▶ [Available records]:
----------
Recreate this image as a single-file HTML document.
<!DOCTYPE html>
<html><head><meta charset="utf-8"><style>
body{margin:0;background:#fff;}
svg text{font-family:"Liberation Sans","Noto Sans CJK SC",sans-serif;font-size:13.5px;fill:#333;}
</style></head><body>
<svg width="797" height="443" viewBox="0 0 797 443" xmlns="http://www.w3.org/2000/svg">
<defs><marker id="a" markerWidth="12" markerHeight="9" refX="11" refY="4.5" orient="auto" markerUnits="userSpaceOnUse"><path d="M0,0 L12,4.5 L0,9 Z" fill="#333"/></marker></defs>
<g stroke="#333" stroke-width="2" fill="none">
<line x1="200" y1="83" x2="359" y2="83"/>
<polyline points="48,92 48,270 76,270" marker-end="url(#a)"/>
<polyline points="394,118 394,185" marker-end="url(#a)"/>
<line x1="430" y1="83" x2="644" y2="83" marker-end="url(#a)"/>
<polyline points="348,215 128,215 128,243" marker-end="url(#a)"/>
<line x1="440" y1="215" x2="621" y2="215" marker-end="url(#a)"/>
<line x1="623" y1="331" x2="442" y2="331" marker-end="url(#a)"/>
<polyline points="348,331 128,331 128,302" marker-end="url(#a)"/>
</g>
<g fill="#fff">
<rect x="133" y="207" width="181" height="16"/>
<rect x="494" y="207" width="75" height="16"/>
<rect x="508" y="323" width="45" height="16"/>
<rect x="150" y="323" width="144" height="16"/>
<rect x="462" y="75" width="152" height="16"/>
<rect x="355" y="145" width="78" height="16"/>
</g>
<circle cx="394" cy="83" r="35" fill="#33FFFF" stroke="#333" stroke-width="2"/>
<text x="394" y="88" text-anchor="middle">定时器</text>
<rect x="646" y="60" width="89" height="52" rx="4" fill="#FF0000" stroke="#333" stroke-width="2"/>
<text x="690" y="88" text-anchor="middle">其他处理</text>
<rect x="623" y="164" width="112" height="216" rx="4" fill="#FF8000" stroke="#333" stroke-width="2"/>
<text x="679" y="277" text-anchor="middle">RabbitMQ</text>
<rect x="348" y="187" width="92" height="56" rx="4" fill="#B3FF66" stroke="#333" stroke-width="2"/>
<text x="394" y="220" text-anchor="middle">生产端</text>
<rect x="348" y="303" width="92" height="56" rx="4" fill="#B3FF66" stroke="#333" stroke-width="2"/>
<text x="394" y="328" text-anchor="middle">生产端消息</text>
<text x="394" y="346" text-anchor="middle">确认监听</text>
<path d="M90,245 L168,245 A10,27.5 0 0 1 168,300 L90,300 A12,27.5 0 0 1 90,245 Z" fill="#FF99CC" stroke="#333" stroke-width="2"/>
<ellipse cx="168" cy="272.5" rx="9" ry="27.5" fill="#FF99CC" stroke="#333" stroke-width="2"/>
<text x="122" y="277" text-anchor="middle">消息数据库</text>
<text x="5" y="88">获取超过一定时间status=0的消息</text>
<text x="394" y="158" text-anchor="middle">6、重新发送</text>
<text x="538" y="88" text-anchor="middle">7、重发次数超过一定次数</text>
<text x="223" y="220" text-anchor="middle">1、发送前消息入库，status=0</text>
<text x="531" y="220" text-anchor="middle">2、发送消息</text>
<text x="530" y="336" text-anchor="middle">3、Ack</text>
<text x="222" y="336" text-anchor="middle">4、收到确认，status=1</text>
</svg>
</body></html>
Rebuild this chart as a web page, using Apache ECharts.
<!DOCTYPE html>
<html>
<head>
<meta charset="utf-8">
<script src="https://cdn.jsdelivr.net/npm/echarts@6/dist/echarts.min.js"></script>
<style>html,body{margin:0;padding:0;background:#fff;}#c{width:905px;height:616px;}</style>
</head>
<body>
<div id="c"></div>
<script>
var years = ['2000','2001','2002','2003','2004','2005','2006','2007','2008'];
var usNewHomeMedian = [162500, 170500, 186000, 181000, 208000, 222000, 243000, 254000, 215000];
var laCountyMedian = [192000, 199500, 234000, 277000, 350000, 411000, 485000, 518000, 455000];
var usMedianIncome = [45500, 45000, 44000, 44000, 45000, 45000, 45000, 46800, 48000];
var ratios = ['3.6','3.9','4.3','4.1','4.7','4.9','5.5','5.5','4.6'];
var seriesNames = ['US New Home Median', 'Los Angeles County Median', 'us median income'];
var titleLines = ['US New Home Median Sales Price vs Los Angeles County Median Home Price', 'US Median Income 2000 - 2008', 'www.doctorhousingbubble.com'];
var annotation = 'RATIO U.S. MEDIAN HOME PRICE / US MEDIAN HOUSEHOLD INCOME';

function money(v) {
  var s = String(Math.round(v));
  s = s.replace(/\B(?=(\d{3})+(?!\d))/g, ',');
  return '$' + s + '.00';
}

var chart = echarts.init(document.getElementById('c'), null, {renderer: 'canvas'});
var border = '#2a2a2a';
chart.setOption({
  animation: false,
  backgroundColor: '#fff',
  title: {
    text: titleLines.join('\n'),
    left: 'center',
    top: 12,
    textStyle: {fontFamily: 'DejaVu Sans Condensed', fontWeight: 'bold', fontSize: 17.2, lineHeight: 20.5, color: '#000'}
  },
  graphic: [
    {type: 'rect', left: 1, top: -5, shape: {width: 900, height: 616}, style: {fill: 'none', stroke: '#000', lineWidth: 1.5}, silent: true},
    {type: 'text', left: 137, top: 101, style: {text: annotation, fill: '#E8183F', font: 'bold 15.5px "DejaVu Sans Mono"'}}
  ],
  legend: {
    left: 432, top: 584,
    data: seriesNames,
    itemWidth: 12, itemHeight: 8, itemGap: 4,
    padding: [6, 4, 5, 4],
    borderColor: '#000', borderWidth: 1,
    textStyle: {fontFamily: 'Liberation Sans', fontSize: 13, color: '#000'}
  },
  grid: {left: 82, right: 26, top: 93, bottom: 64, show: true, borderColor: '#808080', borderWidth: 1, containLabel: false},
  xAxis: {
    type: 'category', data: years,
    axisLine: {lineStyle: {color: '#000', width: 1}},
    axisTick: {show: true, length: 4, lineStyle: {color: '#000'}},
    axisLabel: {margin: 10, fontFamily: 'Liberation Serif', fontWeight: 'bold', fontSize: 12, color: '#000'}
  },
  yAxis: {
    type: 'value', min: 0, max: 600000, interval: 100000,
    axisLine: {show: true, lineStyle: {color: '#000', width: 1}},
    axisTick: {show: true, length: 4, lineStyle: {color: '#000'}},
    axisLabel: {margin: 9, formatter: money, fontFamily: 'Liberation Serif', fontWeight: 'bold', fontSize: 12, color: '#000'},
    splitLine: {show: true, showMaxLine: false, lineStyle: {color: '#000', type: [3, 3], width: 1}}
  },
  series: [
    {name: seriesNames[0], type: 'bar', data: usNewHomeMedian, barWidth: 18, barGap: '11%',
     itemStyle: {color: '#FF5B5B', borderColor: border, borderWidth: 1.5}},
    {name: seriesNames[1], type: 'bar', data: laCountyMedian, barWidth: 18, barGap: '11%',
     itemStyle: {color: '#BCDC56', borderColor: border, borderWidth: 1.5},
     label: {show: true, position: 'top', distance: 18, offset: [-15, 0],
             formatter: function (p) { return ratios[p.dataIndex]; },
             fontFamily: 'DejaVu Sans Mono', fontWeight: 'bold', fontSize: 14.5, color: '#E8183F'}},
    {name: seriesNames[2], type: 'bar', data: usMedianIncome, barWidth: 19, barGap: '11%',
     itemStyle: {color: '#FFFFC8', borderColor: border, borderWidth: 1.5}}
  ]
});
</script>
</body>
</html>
----------
▶ [Objective]: Using the listing above, retype each line exactly.

▶ [Response to the task]:
Recreate this image as a single-file HTML document.
<!DOCTYPE html>
<html><head><meta charset="utf-8"><style>
body{margin:0;background:#fff;}
svg text{font-family:"Liberation Sans","Noto Sans CJK SC",sans-serif;font-size:13.5px;fill:#333;}
</style></head><body>
<svg width="797" height="443" viewBox="0 0 797 443" xmlns="http://www.w3.org/2000/svg">
<defs><marker id="a" markerWidth="12" markerHeight="9" refX="11" refY="4.5" orient="auto" markerUnits="userSpaceOnUse"><path d="M0,0 L12,4.5 L0,9 Z" fill="#333"/></marker></defs>
<g stroke="#333" stroke-width="2" fill="none">
<line x1="200" y1="83" x2="359" y2="83"/>
<polyline points="48,92 48,270 76,270" marker-end="url(#a)"/>
<polyline points="394,118 394,185" marker-end="url(#a)"/>
<line x1="430" y1="83" x2="644" y2="83" marker-end="url(#a)"/>
<polyline points="348,215 128,215 128,243" marker-end="url(#a)"/>
<line x1="440" y1="215" x2="621" y2="215" marker-end="url(#a)"/>
<line x1="623" y1="331" x2="442" y2="331" marker-end="url(#a)"/>
<polyline points="348,331 128,331 128,302" marker-end="url(#a)"/>
</g>
<g fill="#fff">
<rect x="133" y="207" width="181" height="16"/>
<rect x="494" y="207" width="75" height="16"/>
<rect x="508" y="323" width="45" height="16"/>
<rect x="150" y="323" width="144" height="16"/>
<rect x="462" y="75" width="152" height="16"/>
<rect x="355" y="145" width="78" height="16"/>
</g>
<circle cx="394" cy="83" r="35" fill="#33FFFF" stroke="#333" stroke-width="2"/>
<text x="394" y="88" text-anchor="middle">定时器</text>
<rect x="646" y="60" width="89" height="52" rx="4" fill="#FF0000" stroke="#333" stroke-width="2"/>
<text x="690" y="88" text-anchor="middle">其他处理</text>
<rect x="623" y="164" width="112" height="216" rx="4" fill="#FF8000" stroke="#333" stroke-width="2"/>
<text x="679" y="277" text-anchor="middle">RabbitMQ</text>
<rect x="348" y="187" width="92" height="56" rx="4" fill="#B3FF66" stroke="#333" stroke-width="2"/>
<text x="394" y="220" text-anchor="middle">生产端</text>
<rect x="348" y="303" width="92" height="56" rx="4" fill="#B3FF66" stroke="#333" stroke-width="2"/>
<text x="394" y="328" text-anchor="middle">生产端消息</text>
<text x="394" y="346" text-anchor="middle">确认监听</text>
<path d="M90,245 L168,245 A10,27.5 0 0 1 168,300 L90,300 A12,27.5 0 0 1 90,245 Z" fill="#FF99CC" stroke="#333" stroke-width="2"/>
<ellipse cx="168" cy="272.5" rx="9" ry="27.5" fill="#FF99CC" stroke="#333" stroke-width="2"/>
<text x="122" y="277" text-anchor="middle">消息数据库</text>
<text x="5" y="88">获取超过一定时间status=0的消息</text>
<text x="394" y="158" text-anchor="middle">6、重新发送</text>
<text x="538" y="88" text-anchor="middle">7、重发次数超过一定次数</text>
<text x="223" y="220" text-anchor="middle">1、发送前消息入库，status=0</text>
<text x="531" y="220" text-anchor="middle">2、发送消息</text>
<text x="530" y="336" text-anchor="middle">3、Ack</text>
<text x="222" y="336" text-anchor="middle">4、收到确认，status=1</text>
</svg>
</body></html>
Rebuild this chart as a web page, using Apache ECharts.
<!DOCTYPE html>
<html>
<head>
<meta charset="utf-8">
<script src="https://cdn.jsdelivr.net/npm/echarts@6/dist/echarts.min.js"></script>
<style>html,body{margin:0;padding:0;background:#fff;}#c{width:905px;height:616px;}</style>
</head>
<body>
<div id="c"></div>
<script>
var years = ['2000','2001','2002','2003','2004','2005','2006','2007','2008'];
var usNewHomeMedian = [162500, 170500, 186000, 181000, 208000, 222000, 243000, 254000, 215000];
var laCountyMedian = [192000, 199500, 234000, 277000, 350000, 411000, 485000, 518000, 455000];
var usMedianIncome = [45500, 45000, 44000, 44000, 45000, 45000, 45000, 46800, 48000];
var ratios = ['3.6','3.9','4.3','4.1','4.7','4.9','5.5','5.5','4.6'];
var seriesNames = ['US New Home Median', 'Los Angeles County Median', 'us median income'];
var titleLines = ['US New Home Median Sales Price vs Los Angeles County Median Home Price', 'US Median Income 2000 - 2008', 'www.doctorhousingbubble.com'];
var annotation = 'RATIO U.S. MEDIAN HOME PRICE / US MEDIAN HOUSEHOLD INCOME';

function money(v) {
  var s = String(Math.round(v));
  s = s.replace(/\B(?=(\d{3})+(?!\d))/g, ',');
  return '$' + s + '.00';
}

var chart = echarts.init(document.getElementById('c'), null, {renderer: 'canvas'});
var border = '#2a2a2a';
chart.setOption({
  animation: false,
  backgroundColor: '#fff',
  title: {
    text: titleLines.join('\n'),
    left: 'center',
    top: 12,
    textStyle: {fontFamily: 'DejaVu Sans Condensed', fontWeight: 'bold', fontSize: 17.2, lineHeight: 20.5, color: '#000'}
  },
  graphic: [
    {type: 'rect', left: 1, top: -5, shape: {width: 900, height: 616}, style: {fill: 'none', stroke: '#000', lineWidth: 1.5}, silent: true},
    {type: 'text', left: 137, top: 101, style: {text: annotation, fill: '#E8183F', font: 'bold 15.5px "DejaVu Sans Mono"'}}
  ],
  legend: {
    left: 432, top: 584,
    data: seriesNames,
    itemWidth: 12, itemHeight: 8, itemGap: 4,
    padding: [6, 4, 5, 4],
    borderColor: '#000', borderWidth: 1,
    textStyle: {fontFamily: 'Liberation Sans', fontSize: 13, color: '#000'}
  },
  grid: {left: 82, right: 26, top: 93, bottom: 64, show: true, borderColor: '#808080', borderWidth: 1, containLabel: false},
  xAxis: {
    type: 'category', data: years,
    axisLine: {lineStyle: {color: '#000', width: 1}},
    axisTick: {show: true, length: 4, lineStyle: {color: '#000'}},
    axisLabel: {margin: 10, fontFamily: 'Liberation Serif', fontWeight: 'bold', fontSize: 12, color: '#000'}
  },
  yAxis: {
    type: 'value', min: 0, max: 600000, interval: 100000,
    axisLine: {show: true, lineStyle: {color: '#000', width: 1}},
    axisTick: {show: true, length: 4, lineStyle: {color: '#000'}},
    axisLabel: {margin: 9, formatter: money, fontFamily: 'Liberation Serif', fontWeight: 'bold', fontSize: 12, color: '#000'},
    splitLine: {show: true, showMaxLine: false, lineStyle: {color: '#000', type: [3, 3], width: 1}}
  },
  series: [
    {name: seriesNames[0], type: 'bar', data: usNewHomeMedian, barWidth: 18, barGap: '11%',
     itemStyle: {color: '#FF5B5B', borderColor: border, borderWidth: 1.5}},
    {name: seriesNames[1], type: 'bar', data: laCountyMedian, barWidth: 18, barGap: '11%',
     itemStyle: {color: '#BCDC56', borderColor: border, borderWidth: 1.5},
     label: {show: true, position: 'top', distance: 18, offset: [-15, 0],
             formatter: function (p) { return ratios[p.dataIndex]; },
             fontFamily: 'DejaVu Sans Mono', fontWeight: 'bold', fontSize: 14.5, color: '#E8183F'}},
    {name: seriesNames[2], type: 'bar', data: usMedianIncome, barWidth: 19, barGap: '11%',
     itemStyle: {color: '#FFFFC8', borderColor: border, borderWidth: 1.5}}
  ]
});
</script>
</body>
</html>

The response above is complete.